见杰森害羞不语,他转身对沈流岚说道,“Ben,杰森这样的人才,放在你身边太浪费了,什么时候让他过去我那边玩玩?”
“没有杰森,就没有今天的我。他一直是自由身,我可以接受他的任何决定。”沈流岚从不吝啬对杰森的赞扬。
杰森依然不语,沉默既是婉拒。
9小时后,沈流岚接到杰森发过来的消息,“He-is-dead.”
扬起唇角,他走进关押着凌楚楚的那间房。
与简妮一样,她被反手绑在椅子上。
比起昨日在潮湿腥臭的地方被土佐犬吓了一夜的凌楚楚来说,此时被反手绑在干燥整洁的房间中,心情倒是好了许多。

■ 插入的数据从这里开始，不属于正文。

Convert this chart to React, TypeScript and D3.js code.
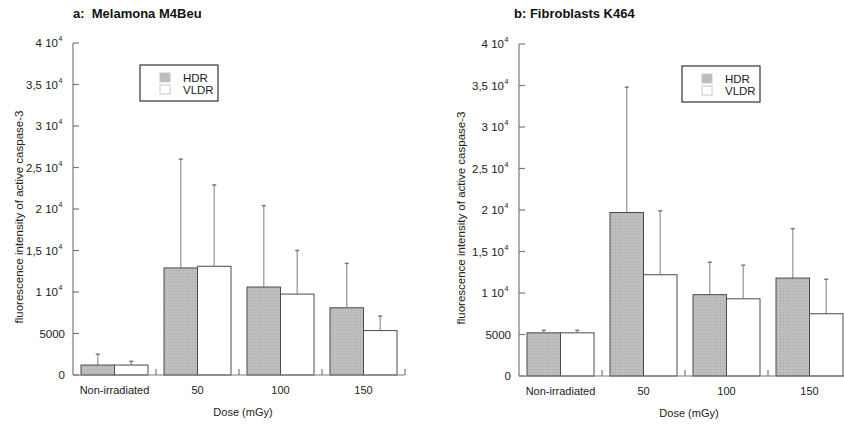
import React from "react";
import * as d3 from "d3";

const categories = ["Non-irradiated", "50", "100", "150"];
const seriesNames = ["HDR", "VLDR"];
const yTicks = [0, 5000, 10000, 15000, 20000, 25000, 30000, 35000, 40000];

const melanomaHDR = [1200, 12900, 10600, 8100];
const melanomaHDRErr = [2500, 26000, 20400, 13450];
const melanomaVLDR = [1200, 13100, 9750, 5350];
const melanomaVLDRErr = [1650, 22900, 15000, 7100];

const fibroHDR = [5200, 19700, 9800, 11800];
const fibroHDRErr = [5500, 34800, 13700, 17750];
const fibroVLDR = [5200, 12200, 9300, 7500];
const fibroVLDRErr = [5500, 19900, 13350, 11650];

const FONT = "Liberation Sans, Arial, sans-serif";

function tickLabel(v: number) {
  if (v === 0) return { base: "0", exp: "" };
  if (v < 10000) return { base: String(v), exp: "" };
  const m = v / 10000;
  const ms = String(m).replace(".", ",");
  return { base: ms + " 10", exp: "4" };
}

type PanelProps = {
  title: string;
  x0: number;
  x1: number;
  yBottom: number;
  yTop: number;
  hdr: number[];
  hdrErr: number[];
  vldr: number[];
  vldrErr: number[];
  legendX: number;
  legendY: number;
  titleX: number;
  yTitleX: number;
  patternId: string;
};

function Panel(p: PanelProps) {
  const y = d3.scaleLinear().domain([0, 40000]).range([p.yBottom, p.yTop]);
  const xb = d3.scaleBand<string>().domain(categories).range([p.x0, p.x1]).padding(0);
  const bw = xb.bandwidth();
  const xs = d3.scaleBand<string>().domain(seriesNames).range([8, bw - 8]).padding(0);
  const vals = [p.hdr, p.vldr];
  const errs = [p.hdrErr, p.vldrErr];
  const fills = [`url(#${p.patternId})`, "#ffffff"];
  const axisColor = "#7a7a7a";
  const midY = (p.yBottom + p.yTop) / 2;
  return (
    <g>
      <text x={p.titleX} y={18} fontFamily={FONT} fontWeight="bold" fontSize={13} fill="#111" style={{ whiteSpace: "pre" }}>
        {p.title}
      </text>
      {/* bars */}
      {categories.map((c, ci) =>
        seriesNames.map((s, si) => {
          const bx = (xb(c) as number) + (xs(s) as number);
          const w = xs.bandwidth();
          const top = y(vals[si][ci]);
          const et = y(errs[si][ci]);
          const cx = bx + w / 2;
          return (
            <g key={c + s}>
              <line x1={cx} x2={cx} y1={top} y2={et} stroke="#a8a8a8" strokeWidth={1.5} />
              <line x1={cx - 2} x2={cx + 2} y1={et} y2={et} stroke="#777" strokeWidth={1.5} />
              <rect x={bx} y={top} width={w} height={p.yBottom - top} fill={fills[si]} stroke="#4a4a4a" strokeWidth={1} />
            </g>
          );
        })
      )}
      {/* y axis */}
      <line x1={p.x0} x2={p.x0} y1={p.yTop} y2={p.yBottom} stroke={axisColor} strokeWidth={1.2} />
      {yTicks.map((t) => {
        const lb = tickLabel(t);
        return (
          <g key={t}>
            <line x1={p.x0} x2={p.x0 + 6} y1={y(t)} y2={y(t)} stroke={axisColor} strokeWidth={1.2} />
            <text x={p.x0 - (lb.exp ? 15 : 8)} y={y(t) + 4} textAnchor="end" fontFamily={FONT} fontSize={11.5} fill="#222">
              {lb.base}
            </text>
            {lb.exp && (
              <text x={p.x0 - 14.5} y={y(t) - 2} fontFamily={FONT} fontSize={7} fill="#222">
                {lb.exp}
              </text>
            )}
          </g>
        );
      })}
      {/* x axis */}
      <line x1={p.x0} x2={p.x1} y1={p.yBottom} y2={p.yBottom} stroke={axisColor} strokeWidth={1.2} />
      {categories.map((c) => {
        const bx = (xb(c) as number) + bw;
        return (
          <g key={c}>
            <line x1={bx} x2={bx} y1={p.yBottom} y2={p.yBottom - 6} stroke={axisColor} strokeWidth={1.2} />
            <text x={(xb(c) as number) + bw / 2} y={p.yBottom + 19} textAnchor="middle" fontFamily={FONT} fontSize={11} fill="#222">
              {c}
            </text>
          </g>
        );
      })}
      <text x={p.x0 + (4 * bw) / 2 + 4} y={p.yBottom + 41} textAnchor="middle" fontFamily={FONT} fontSize={11} fill="#222">
        Dose (mGy)
      </text>
      <text
        transform={`translate(${p.yTitleX},${midY + 8}) rotate(-90)`}
        textAnchor="middle"
        fontFamily={FONT}
        fontSize={11.5}
        fill="#222"
      >
        fluorescence intensity of active caspase-3
      </text>
      {/* legend */}
      <rect x={p.legendX} y={p.legendY} width={78} height={36} fill="#fff" stroke="#333" strokeWidth={1.2} />
      <rect x={p.legendX + 20} y={p.legendY + 8} width={10} height={9} fill="#bdbdbd" stroke="#c8c8c8" />
      <rect x={p.legendX + 20} y={p.legendY + 20} width={10} height={9} fill="#fff" stroke="#c8c8c8" />
      <text x={p.legendX + 43} y={p.legendY + 16.5} fontFamily={FONT} fontSize={11.5} fill="#222">HDR</text>
      <text x={p.legendX + 43} y={p.legendY + 28.5} fontFamily={FONT} fontSize={11.5} fill="#222">VLDR</text>
    </g>
  );
}

export default function App() {
  return (
    <svg width={844} height={427} style={{ position: "absolute", left: 0, top: 0, background: "#fff" }}>
      <defs>
        {["patA", "patB"].map((id) => (
          <pattern key={id} id={id} width={3} height={3} patternUnits="userSpaceOnUse">
            <rect width={3} height={3} fill="#bebebe" />
            <rect width={1} height={1} fill="#a9a9a9" />
          </pattern>
        ))}
      </defs>
      <rect width={844} height={427} fill="#fff" />
      <Panel
        title={"a:  Melamona M4Beu"}
        x0={73}
        x1={405}
        yBottom={375}
        yTop={43}
        hdr={melanomaHDR}
        hdrErr={melanomaHDRErr}
        vldr={melanomaVLDR}
        vldrErr={melanomaVLDRErr}
        legendX={140}
        legendY={65}
        titleX={73}
        yTitleX={23}
        patternId="patA"
      />
      <Panel
        title="b: Fibroblasts K464"
        x0={519}
        x1={851}
        yBottom={376}
        yTop={44}
        hdr={fibroHDR}
        hdrErr={fibroHDRErr}
        vldr={fibroVLDR}
        vldrErr={fibroVLDRErr}
        legendX={682}
        legendY={66}
        titleX={514}
        yTitleX={465}
        patternId="patB"
      />
    </svg>
  );
}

她断定有巴尔克在,沈流岚不敢杀她。此时又来了美国,风城是巴尔克的地盘,她自然觉得有恃无恐。
沈流岚坐入屋内唯一的皮椅,将手机放在桌上。几秒后,简妮的声音出现。
耐着性子等凌楚楚听完这段录音,沈流岚血红的眼睛看向她,“想起来了吗?”
凌楚楚一直笑着,曾经美丽的脸,如今因扭曲而变得丑陋。
“没错,简妮说的都是真的。那又如何?殷雅霓现在不是好好活着么?你有必要这么大费周章的么?无论怎么说,我救过她一命,功过相抵,你也不应该这样对我!何况,在这里,你敢动我,问过巴尔克了么?”
“哈哈哈~”仿佛是听到什么大笑话似的,沈流岚仰头大笑了起来,“你让我问巴尔克?很抱歉,死人是无法回答的。哈哈哈~”
“死人?”凌楚楚的身体,猝然一抖。
沈流岚起身走到她面前,将杰森发过来的巴尔克眉心中枪的照片拿给她看。
待确定照片中的人就是巴尔克后,凌楚楚绝望地哭了出来。
沈流岚站在她面前,傲然睥睨地看着她,“把所有事情说出来,我会考虑饶你一命。”
“沈流岚,你不会放过我的。既然横竖都是死,我又何必告诉你真相?让你一辈子带着未知的恐惧过下去。哈哈,我死也不让你和殷雅霓好过!”
沈流岚自然是知道凌楚楚这种高智商罪犯,断然不是简妮那样,威吓几句就从实招来。
既然已有这样的认知,他倒也不急不怒。
再次回到自己的位置上,他摩挲着自己左手无名指上那枚简单的圈戒。
半晌后,他问:“想林安琪是怎么死的么?”
凌楚楚看着他,不言语。
沈流岚继续说道,“我把她好好地送到斯威士兰了。想知道我送她去斯威斯兰干嘛么?”
终于引起了凌楚楚的好奇心,她看着沈流岚,疑惑地问,“送她去斯威士兰做什么?”
沈流岚轻轻一笑,继续捻着手上的圈戒,声音不大,却有一种令人从头寒到脚底的感觉。
“斯威士兰是什么地方?艾.滋.病发病率百分之四十的非洲国家,在那里,有将近一半的人患有艾滋病,并且到处充斥着乱.交。你想啊,把一个通体雪白的亚裔女孩,扔到一个艾.滋.光棍村,是什么效果呢?那些黑人把她关在草屋里,像狗一样养着她,把她轮了一遍又一遍,一千多个日夜,终于轮烂了,然后将她丢在野外,任野狗撕咬。她被志愿者送到医院的时候,救治无效,浑身长满烂疮地死去......噢,这真是一个悲伤的故事。”